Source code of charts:
----

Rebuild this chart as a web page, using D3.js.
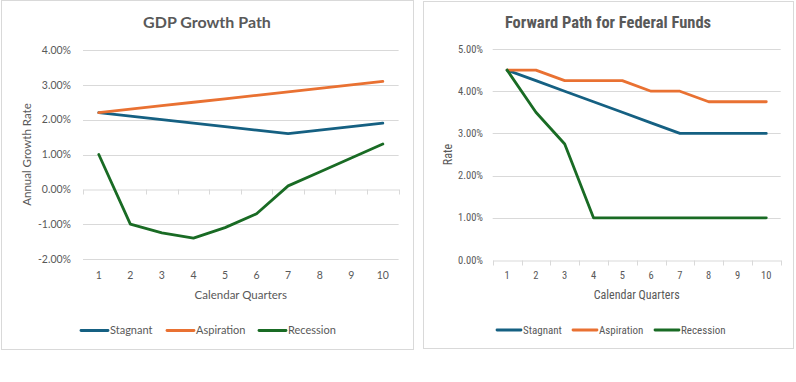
<!DOCTYPE html>
<html>
<head>
<meta charset="utf-8">
<script src="https://cdn.jsdelivr.net/npm/d3@7"></script>
<style>
  html, body { margin: 0; padding: 0; background: #ffffff; }
  svg { display: block; }
</style>
</head>
<body>
<svg id="chart" width="796" height="382"></svg>
<script>
// ---------- DATA ----------
const quarters = [1, 2, 3, 4, 5, 6, 7, 8, 9, 10];
const seriesNames = ["Stagnant", "Aspiration", "Recession"];

// GDP Growth Path (annual growth rate, %)
const gdpStagnant   = [2.2, 2.1, 2.0, 1.9, 1.8, 1.7, 1.6, 1.7, 1.8, 1.9];
const gdpAspiration = [2.2, 2.3, 2.4, 2.5, 2.6, 2.7, 2.8, 2.9, 3.0, 3.1];
const gdpRecession  = [1.0, -1.0, -1.25, -1.4, -1.1, -0.7, 0.1, 0.5, 0.9, 1.3];
const gdpTicks = [-2, -1, 0, 1, 2, 3, 4];

// Forward Path for Federal Funds (rate, %)
const ffStagnant   = [4.5, 4.25, 4.0, 3.75, 3.5, 3.25, 3.0, 3.0, 3.0, 3.0];
const ffAspiration = [4.5, 4.5, 4.25, 4.25, 4.25, 4.0, 4.0, 3.75, 3.75, 3.75];
const ffRecession  = [4.5, 3.5, 2.75, 1.0, 1.0, 1.0, 1.0, 1.0, 1.0, 1.0];
const ffTicks = [0, 1, 2, 3, 4, 5];

const colors = ["#156082", "#E97132", "#196B24"];

// ---------- DRAW ----------
const svg = d3.select("#chart");
const fmt = v => v.toFixed(2) + "%";

function drawPanel(cfg) {
  const g = svg.append("g");
  // panel border
  g.append("rect")
    .attr("x", cfg.box[0] + 0.5).attr("y", cfg.box[1] + 0.5)
    .attr("width", cfg.box[2] - cfg.box[0]).attr("height", cfg.box[3] - cfg.box[1])
    .attr("fill", "#fff").attr("stroke", "#D9D9D9").attr("stroke-width", 1);

  const x = d3.scaleBand().domain(quarters).range([cfg.plot[0], cfg.plot[1]]);
  const xc = d => x(d) + x.bandwidth() / 2;
  const y = d3.scaleLinear().domain(cfg.domain).range([cfg.plot[3], cfg.plot[2]]);

  // gridlines
  g.append("g").selectAll("line").data(cfg.ticks.filter(t => t !== 0))
    .join("line")
    .attr("x1", cfg.plot[0]).attr("x2", cfg.plot[1])
    .attr("y1", d => Math.round(y(d)) + 0.5).attr("y2", d => Math.round(y(d)) + 0.5)
    .attr("stroke", "#D9D9D9").attr("stroke-width", 1);

  // y tick labels
  g.append("g").selectAll("text").data(cfg.ticks)
    .join("text")
    .attr("x", cfg.ylabX).attr("y", d => y(d))
    .attr("dy", "0.35em")
    .attr("text-anchor", "end")
    .attr("font-family", cfg.font).attr("font-size", cfg.tickSize)
    .attr("fill", "#595959")
    .text(fmt);

  // x axis (category axis crossing at 0)
  const axisY = Math.round(y(0)) + 0.5;
  const xAxis = d3.axisBottom(x).tickSize(0).tickFormat("");
  const ax = g.append("g").attr("transform", `translate(0,${axisY})`).call(xAxis);
  ax.select(".domain").attr("stroke", "#D9D9D9");
  const edges = quarters.map(q => x(q)).concat([cfg.plot[1]]);
  g.append("g").selectAll("line").data(edges).join("line")
    .attr("x1", d => Math.round(d) + 0.5).attr("x2", d => Math.round(d) + 0.5)
    .attr("y1", axisY).attr("y2", axisY + 5)
    .attr("stroke", "#D9D9D9");

  // x tick labels (low position)
  g.append("g").selectAll("text").data(quarters).join("text")
    .attr("x", d => xc(d)).attr("y", cfg.xlabY)
    .attr("dy", "0.35em")
    .attr("text-anchor", "middle")
    .attr("font-family", cfg.font).attr("font-size", cfg.tickSize)
    .attr("fill", "#595959")
    .text(d => d);

  // lines
  const line = d3.line().x((d, i) => xc(quarters[i])).y(d => y(d));
  cfg.series.forEach((s, i) => {
    g.append("path").datum(s)
      .attr("d", line)
      .attr("fill", "none")
      .attr("stroke", colors[i])
      .attr("stroke-width", 2.8)
      .attr("stroke-linejoin", "round")
      .attr("stroke-linecap", "round");
  });

  // title
  g.append("text")
    .attr("x", (cfg.box[0] + cfg.box[2]) / 2).attr("y", cfg.titleY)
    .attr("text-anchor", "middle")
    .attr("font-family", cfg.font).attr("font-size", cfg.titleSize)
    .attr("font-weight", "bold").attr("fill", "#595959")
    .text(cfg.title);

  // x axis title
  g.append("text")
    .attr("x", (cfg.plot[0] + cfg.plot[1]) / 2).attr("y", cfg.xTitleY)
    .attr("dy", "0.35em")
    .attr("text-anchor", "middle")
    .attr("font-family", cfg.font).attr("font-size", cfg.axTitleSize)
    .attr("fill", "#595959")
    .text("Calendar Quarters");

  // y axis title
  const cy = (cfg.plot[2] + cfg.plot[3]) / 2;
  g.append("text")
    .attr("transform", `translate(${cfg.yTitleX},${cy}) rotate(-90)`)
    .attr("dy", "0.35em")
    .attr("text-anchor", "middle")
    .attr("font-family", cfg.font).attr("font-size", cfg.axTitleSize)
    .attr("fill", "#595959")
    .text(cfg.yTitle);

  // legend
  const lg = g.append("g");
  seriesNames.forEach((name, i) => {
    const lx = cfg.legendX[i];
    lg.append("line")
      .attr("x1", lx).attr("x2", lx + cfg.legendLen)
      .attr("y1", cfg.legendY).attr("y2", cfg.legendY)
      .attr("stroke", colors[i]).attr("stroke-width", 2.8)
      .attr("stroke-linecap", "round");
    lg.append("text")
      .attr("x", lx + cfg.legendLen + 2).attr("y", cfg.legendY)
      .attr("dy", "0.35em")
      .attr("font-family", cfg.font).attr("font-size", cfg.legendSize)
      .attr("fill", "#595959")
      .text(name);
  });
}

drawPanel({
  box: [1, 0, 413, 349],
  plot: [83, 398.6, 50, 259],
  domain: [-2, 4],
  ticks: gdpTicks,
  series: [gdpStagnant, gdpAspiration, gdpRecession],
  font: "Lato, 'Open Sans', sans-serif",
  title: "GDP Growth Path",
  titleY: 27.5, titleSize: 16,
  tickSize: 10.5, axTitleSize: 11.5, legendSize: 11,
  ylabX: 71, xlabY: 275, xTitleY: 295,
  yTitle: "Annual Growth Rate", yTitleX: 27,
  legendX: [81, 167, 259], legendLen: 27, legendY: 330.5
});

drawPanel({
  box: [423, 1, 793, 348],
  plot: [492.7, 780.7, 49, 260],
  domain: [0, 5],
  ticks: ffTicks,
  series: [ffStagnant, ffAspiration, ffRecession],
  font: "'Liberation Sans Narrow', 'Roboto Condensed', Lato, sans-serif",
  title: "Forward Path for Federal Funds",
  titleY: 27.5, titleSize: 16.5,
  tickSize: 10.5, axTitleSize: 12, legendSize: 11,
  ylabX: 483, xlabY: 275.5, xTitleY: 295,
  yTitle: "Rate", yTitleX: 448,
  legendX: [497, 573, 655], legendLen: 24, legendY: 330
});
</script>
</body>
</html>
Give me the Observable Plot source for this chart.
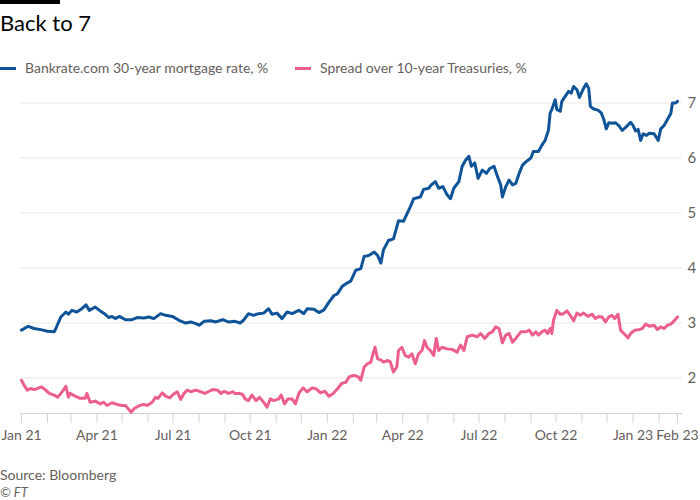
<!DOCTYPE html>
<html>
<head>
<meta charset="utf-8">
<script src="https://cdn.jsdelivr.net/npm/d3@7"></script>
<script src="https://cdn.jsdelivr.net/npm/@observablehq/plot@0.6"></script>
<style>
  html, body { margin: 0; padding: 0; background: #ffffff; }
  body { width: 700px; height: 500px; position: relative; overflow: hidden; font-family: Lato, "Open Sans", sans-serif; }
  #bar { position: absolute; left: 0; top: 0; width: 60px; height: 4px; background: #000; }
  #title { position: absolute; left: 0; top: 9px; font-size: 22px; color: #000; }
  .legend { position: absolute; top: 59px; font-size: 14px; color: #66605c; white-space: nowrap; }
  .legend .sw { position: absolute; top: 8px; width: 16px; height: 3px; }
  .legend span.t { position: relative; left: 25px; }
  #chart { position: absolute; left: 0; top: 70px; }
  #source { position: absolute; left: 0; top: 466px; font-size: 14px; color: #66605c; }
  #credit { position: absolute; left: 0; top: 484px; font-size: 13px; color: #66605c; font-style: italic; }
</style>
</head>
<body>
<div id="bar"></div>
<div id="title">Back to 7</div>
<div class="legend" id="leg1" style="left:0px"><div class="sw" style="background:#0f5499"></div><span class="t"></span></div>
<div class="legend" id="leg2" style="left:295px"><div class="sw" style="background:#eb5e8d"></div><span class="t"></span></div>
<div id="chart"></div>
<div id="source">Source: Bloomberg</div>
<div id="credit">© FT</div>
<script>
// ---- Data ----
const seriesNames = ["Bankrate.com 30-year mortgage rate, %", "Spread over 10-year Treasuries, %"];
const seriesColors = ["#0f5499", "#eb5e8d"];

// days since 1 Jan 2021
const mortgageDays = [0,8,15,23,31,39,41,47,53,56,60,66,72,77,81,88,94,99,104,108,112,117,124,132,138,146,152,158,166,172,180,188,196,202,208,212,218,226,232,240,247,255,261,265,271,277,283,289,295,299,305,311,317,323,331,337,341,349,355,361,367,373,377,383,389,393,399,405,409,415,421,425,429,432,438,444,450,456,464,468,476,480,486,489,494,498,503,508,512,516,522,526,530,534,537,541,545,550,555,559,564,568,572,574,578,582,586,590,594,598,602,608,611,617,621,625,629,631,633,637,639,643,645,649,653,656,659,663,666,670,674,677,679,683,688,692,695,698,701,705,709,713,717,722,727,730,733,736,739,742,746,749,755,760,763,767,771,775,777,781,783];
const mortgageRate = [2.87,2.94,2.90,2.88,2.85,2.84,2.90,3.11,3.20,3.16,3.23,3.20,3.26,3.33,3.23,3.29,3.22,3.17,3.10,3.12,3.08,3.12,3.06,3.06,3.10,3.09,3.11,3.08,3.17,3.14,3.12,3.05,3.00,3.02,2.99,2.96,3.03,3.04,3.02,3.06,3.02,3.03,3.00,3.05,3.17,3.14,3.17,3.18,3.26,3.16,3.18,3.08,3.20,3.17,3.23,3.17,3.26,3.25,3.19,3.24,3.38,3.50,3.53,3.67,3.73,3.76,3.96,3.99,4.21,4.23,4.29,4.23,4.09,4.33,4.50,4.53,4.86,4.85,5.11,5.26,5.29,5.43,5.45,5.51,5.57,5.45,5.48,5.33,5.26,5.45,5.57,5.85,5.96,6.03,5.85,5.91,5.63,5.78,5.72,5.81,5.85,5.67,5.51,5.29,5.48,5.60,5.51,5.54,5.72,5.87,5.93,6.00,6.12,6.12,6.23,6.32,6.51,6.82,6.88,7.06,6.88,6.85,7.03,7.12,7.21,7.18,7.30,7.24,7.10,7.24,7.35,7.27,6.94,6.89,6.87,6.82,6.70,6.53,6.64,6.63,6.64,6.59,6.50,6.57,6.65,6.59,6.49,6.52,6.32,6.44,6.41,6.45,6.44,6.32,6.53,6.59,6.70,6.81,7.00,7.00,7.03];

const spreadDays = [0,3,7,11,15,19,24,29,33,39,43,47,50,53,56,58,64,70,76,78,82,88,94,98,102,108,114,120,124,128,131,135,141,146,150,156,160,163,168,172,177,181,186,190,194,198,202,208,214,219,224,228,234,238,242,247,252,255,260,264,267,271,275,280,284,289,293,297,301,307,310,314,318,323,327,331,336,341,347,352,357,362,367,372,377,382,387,391,397,402,405,409,413,417,419,422,425,429,432,437,440,444,448,450,454,458,462,466,470,474,478,481,484,488,492,495,498,502,508,514,520,524,528,532,538,544,548,553,558,562,566,570,574,578,582,586,590,596,602,606,610,614,617,621,625,628,631,633,635,639,643,647,651,655,659,663,667,671,676,681,685,689,693,697,701,705,708,712,715,719,724,727,732,737,741,745,750,755,759,763,767,771,775,779,783];
const spreadValue = [1.96,1.87,1.78,1.81,1.79,1.81,1.84,1.78,1.72,1.69,1.65,1.72,1.78,1.85,1.65,1.72,1.67,1.63,1.63,1.72,1.56,1.58,1.53,1.56,1.50,1.55,1.52,1.50,1.50,1.43,1.38,1.45,1.50,1.52,1.50,1.56,1.65,1.63,1.73,1.67,1.64,1.70,1.75,1.61,1.72,1.78,1.75,1.78,1.75,1.72,1.76,1.79,1.78,1.72,1.76,1.72,1.75,1.72,1.72,1.70,1.62,1.59,1.69,1.59,1.65,1.56,1.47,1.62,1.59,1.62,1.69,1.53,1.62,1.62,1.53,1.72,1.82,1.75,1.82,1.80,1.73,1.76,1.67,1.72,1.80,1.90,1.92,2.02,2.05,2.02,1.96,2.20,2.26,2.29,2.41,2.56,2.35,2.33,2.29,2.32,2.30,2.11,2.20,2.50,2.56,2.41,2.38,2.44,2.26,2.44,2.50,2.68,2.56,2.50,2.41,2.72,2.50,2.56,2.53,2.52,2.47,2.60,2.50,2.75,2.78,2.75,2.81,2.72,2.81,2.84,2.93,2.90,2.64,2.78,2.81,2.65,2.72,2.84,2.84,2.87,2.78,2.84,2.78,2.84,2.87,2.81,2.90,2.81,3.05,3.23,3.16,3.17,3.22,3.14,3.04,3.18,3.14,3.18,3.12,3.16,3.08,3.12,3.11,3.02,3.11,3.14,3.08,3.16,2.87,2.81,2.73,2.81,2.87,2.88,2.90,2.98,2.94,2.96,2.88,2.93,2.90,2.96,2.98,3.04,3.11];

const xTickDates = ["2021-01-01","2021-02-01","2021-03-01","2021-04-01","2021-05-01","2021-06-01","2021-07-01","2021-08-01","2021-09-01","2021-10-01","2021-11-01","2021-12-01","2022-01-01","2022-02-01","2022-03-01","2022-04-01","2022-05-01","2022-06-01","2022-07-01","2022-08-01","2022-09-01","2022-10-01","2022-11-01","2022-12-01","2023-01-01","2023-02-01","2023-02-23"];
const xTickLabels = ["Jan 21","","","Apr 21","","","Jul 21","","","Oct 21","","","Jan 22","","","Apr 22","","","Jul 22","","","Oct 22","","","Jan 23","","Feb 23"];
const yTicks = [2, 3, 4, 5, 6, 7];

// ---- Build ----
const start = new Date(Date.UTC(2021, 0, 1));
const end = new Date(Date.UTC(2023, 1, 23));
const toDate = d => d3.utcDay.offset(start, d);
const mortgage = mortgageDays.map((d, i) => ({date: toDate(d), value: mortgageRate[i]}));
const spread = spreadDays.map((d, i) => ({date: toDate(d), value: spreadValue[i]}));
const tickDates = xTickDates.map(s => new Date(s + "T00:00:00Z"));
const labelMap = new Map(tickDates.map((d, i) => [+d, xTickLabels[i]]));

document.querySelector("#leg1 .t").textContent = seriesNames[0];
document.querySelector("#leg2 .t").textContent = seriesNames[1];

const yMin = 1.355, yMax = 7.5;
const axisColor = "#d8d1ca";
const textColor = "#66605c";

const chart = Plot.plot({
  width: 700,
  height: 374,
  marginTop: 5,
  marginBottom: 31,
  marginLeft: 20,
  marginRight: 18,
  style: {fontFamily: "Lato, 'Open Sans', sans-serif", background: "transparent", color: textColor},
  x: {type: "utc", domain: [start, end], range: [21, 677]},
  y: {domain: [yMin, yMax]},
  marks: [
    Plot.gridY(yTicks, {stroke: "#ebe6e1", strokeOpacity: 1}),
    Plot.ruleY([yMin], {stroke: axisColor, strokeWidth: 1}),
    Plot.axisX({ticks: tickDates, tickSize: 10, tickPadding: 7, fontSize: 14,
      stroke: axisColor, fill: textColor, label: null,
      tickFormat: d => labelMap.get(+d) ?? ""}),
    Plot.axisY({ticks: yTicks, anchor: "right", tickSize: 0, tickPadding: 5,
      fontSize: 15, fill: textColor, label: null, tickFormat: d => String(d)}),
    Plot.lineY(spread, {x: "date", y: "value", stroke: seriesColors[1], strokeWidth: 3}),
    Plot.lineY(mortgage, {x: "date", y: "value", stroke: seriesColors[0], strokeWidth: 3})
  ]
});
document.getElementById("chart").appendChild(chart);
</script>
</body>
</html>
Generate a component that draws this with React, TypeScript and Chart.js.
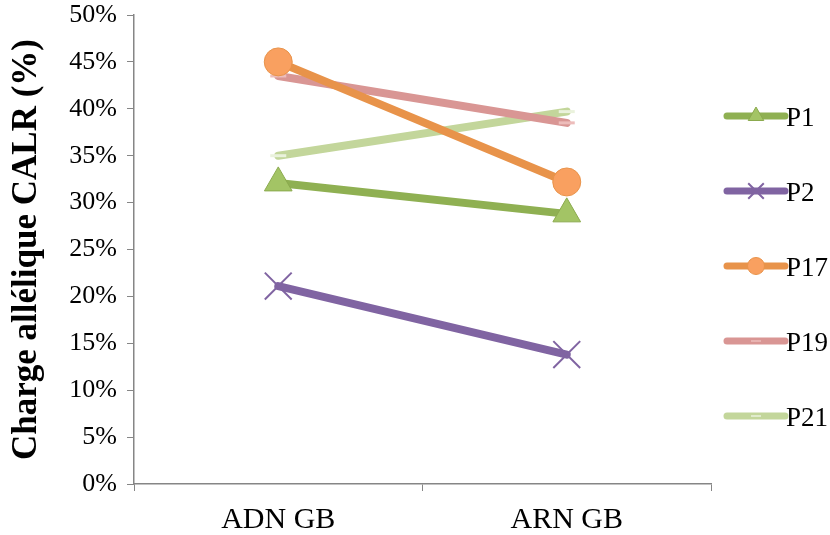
import React, { useEffect, useRef } from "react";
import { Chart, registerables } from "chart.js";
import { drawPoint } from "chart.js/helpers";

Chart.register(...registerables);

const categories = ["ADN GB", "ARN GB"];
const seriesNames = ["P1", "P2", "P17", "P19", "P21"];
const p1 = [32.1, 28.8];
const p2 = [21.1, 13.8];
const p17 = [45.0, 32.2];
const p19 = [43.5, 38.5];
const p21 = [35.0, 39.7];
const yTicks = [0, 5, 10, 15, 20, 25, 30, 35, 40, 45, 50];

const lineColors = ["#8FB052", "#8064A2", "#E8934A", "#D99694", "#C3D69B"];
const pointFill = ["#A3C465", "#8064A2", "#F9A060", "#E6B0AE", "#E3EDCF"];
const pointBorder = ["#8BAA4E", "#8064A2", "#E8934A", "#EDBDBB", "#EAF2DC"];
const pointStyles: any[] = ["triangle", "crossRot", "circle", "line", "line"];
const pointRadii = [16, 19, 14, 8, 8];
const legendRadii = [9, 11, 8.5, 5, 5];

const serif = "'Liberation Serif', 'Times New Roman', serif";

const legendPlugin = {
  id: "customLegend",
  afterDraw(chart: any) {
    const ctx = chart.ctx;
    const area = chart.chartArea;
    const x0 = area.right + 16;
    const x1 = x0 + 58;
    chart.data.datasets.forEach((ds: any, i: number) => {
      const y = area.top + 101 + i * 75;
      ctx.save();
      ctx.strokeStyle = ds.borderColor;
      ctx.lineWidth = 7;
      ctx.lineCap = "round";
      ctx.beginPath();
      ctx.moveTo(x0, y);
      ctx.lineTo(x1, y);
      ctx.stroke();
      ctx.restore();
      const cx = (x0 + x1) / 2;
      ctx.save();
      ctx.fillStyle = ds.pointBackgroundColor;
      ctx.strokeStyle = ds.pointBorderColor;
      const style = ds.pointStyle;
      if (style === "line") {
        ctx.lineWidth = 1.5;
        ctx.beginPath();
        ctx.moveTo(cx - legendRadii[i], y);
        ctx.lineTo(cx + legendRadii[i], y);
        ctx.stroke();
      } else {
        const bw = style === "crossRot" ? 2 : 1;
        ctx.lineWidth = bw;
        drawPoint(ctx, { pointStyle: style, radius: legendRadii[i], borderWidth: bw, rotation: 0 } as any, cx, y);
      }
      ctx.restore();
      ctx.save();
      ctx.fillStyle = "#000";
      ctx.font = `27px ${serif}`;
      ctx.textBaseline = "middle";
      ctx.textAlign = "left";
      ctx.fillText(seriesNames[i], x1 + 1, y + 3);
      ctx.restore();
    });
  },
};

export default function App() {
  const ref = useRef<HTMLCanvasElement | null>(null);
  useEffect(() => {
    document.body.style.margin = "0";
    const allData = [p1, p2, p17, p19, p21];
    const chart = new Chart(ref.current as HTMLCanvasElement, {
      type: "line",
      data: {
        labels: categories,
        datasets: seriesNames.map((name, i) => ({
          label: name,
          data: allData[i],
          borderColor: lineColors[i],
          borderWidth: 8,
          borderCapStyle: "round" as const,
          pointStyle: pointStyles[i],
          pointRadius: pointRadii[i],
          pointBackgroundColor: pointFill[i],
          pointBorderColor: pointBorder[i],
          pointBorderWidth: i === 1 ? 2 : i >= 3 ? 3 : 1,
          tension: 0,
        })),
      },
      options: {
        animation: false,
        responsive: false,
        events: [],
        layout: { autoPadding: false, padding: { top: 15, right: 119, left: 0, bottom: 0 } },
        plugins: { legend: { display: false }, tooltip: { enabled: false } },
        scales: {
          x: {
            offset: true,
            grid: {
              display: true,
              offset: true,
              drawOnChartArea: false,
              drawTicks: true,
              tickLength: 7,
              color: "#868686",
            },
            border: { color: "#868686", width: 1.5 },
            ticks: { color: "#000", font: { family: serif, size: 30 }, padding: 11 },
            afterFit: (s: any) => {
              s.height = 51;
              s.paddingLeft = 0;
              s.paddingRight = 0;
            },
          },
          y: {
            min: 0,
            max: 50,
            afterBuildTicks: (s: any) => {
              s.ticks = yTicks.map((v) => ({ value: v }));
            },
            grid: {
              display: true,
              drawOnChartArea: false,
              drawTicks: true,
              tickLength: 7,
              color: "#868686",
            },
            border: { color: "#868686", width: 1.5 },
            ticks: {
              color: "#000",
              font: { family: serif, size: 26 },
              padding: 10,
              callback: (v: any) => `${v}%`,
            },
            title: {
              display: true,
              text: "Charge allélique CALR (%)",
              color: "#000",
              font: { family: serif, size: 35, weight: "bold" },
              padding: { top: 6, bottom: 0 },
            },
            afterFit: (s: any) => {
              s.width = 134;
              s.paddingTop = 0;
              s.paddingBottom = 0;
            },
          },
        },
      },
      plugins: [legendPlugin],
    });
    return () => chart.destroy();
  }, []);
  return (
    <div style={{ width: 830, height: 535 }}>
      <canvas ref={ref} width={830} height={535} style={{ display: "block" }} />
    </div>
  );
}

----

▶ What you are asked to do
Copy only the part of the records that runs from the first line to the line with "const gdpTicks = [-2, -1, 0, 1, 2, 3, 4];", ends included, leaving pictures out.

▶ Written reply
Rebuild this chart as a web page, using D3.js.
<!DOCTYPE html>
<html>
<head>
<meta charset="utf-8">
<script src="https://cdn.jsdelivr.net/npm/d3@7"></script>
<style>
  html, body { margin: 0; padding: 0; background: #ffffff; }
  svg { display: block; }
</style>
</head>
<body>
<svg id="chart" width="796" height="382"></svg>
<script>
// ---------- DATA ----------
const quarters = [1, 2, 3, 4, 5, 6, 7, 8, 9, 10];
const seriesNames = ["Stagnant", "Aspiration", "Recession"];

// GDP Growth Path (annual growth rate, %)
const gdpStagnant   = [2.2, 2.1, 2.0, 1.9, 1.8, 1.7, 1.6, 1.7, 1.8, 1.9];
const gdpAspiration = [2.2, 2.3, 2.4, 2.5, 2.6, 2.7, 2.8, 2.9, 3.0, 3.1];
const gdpRecession  = [1.0, -1.0, -1.25, -1.4, -1.1, -0.7, 0.1, 0.5, 0.9, 1.3];
const gdpTicks = [-2, -1, 0, 1, 2, 3, 4];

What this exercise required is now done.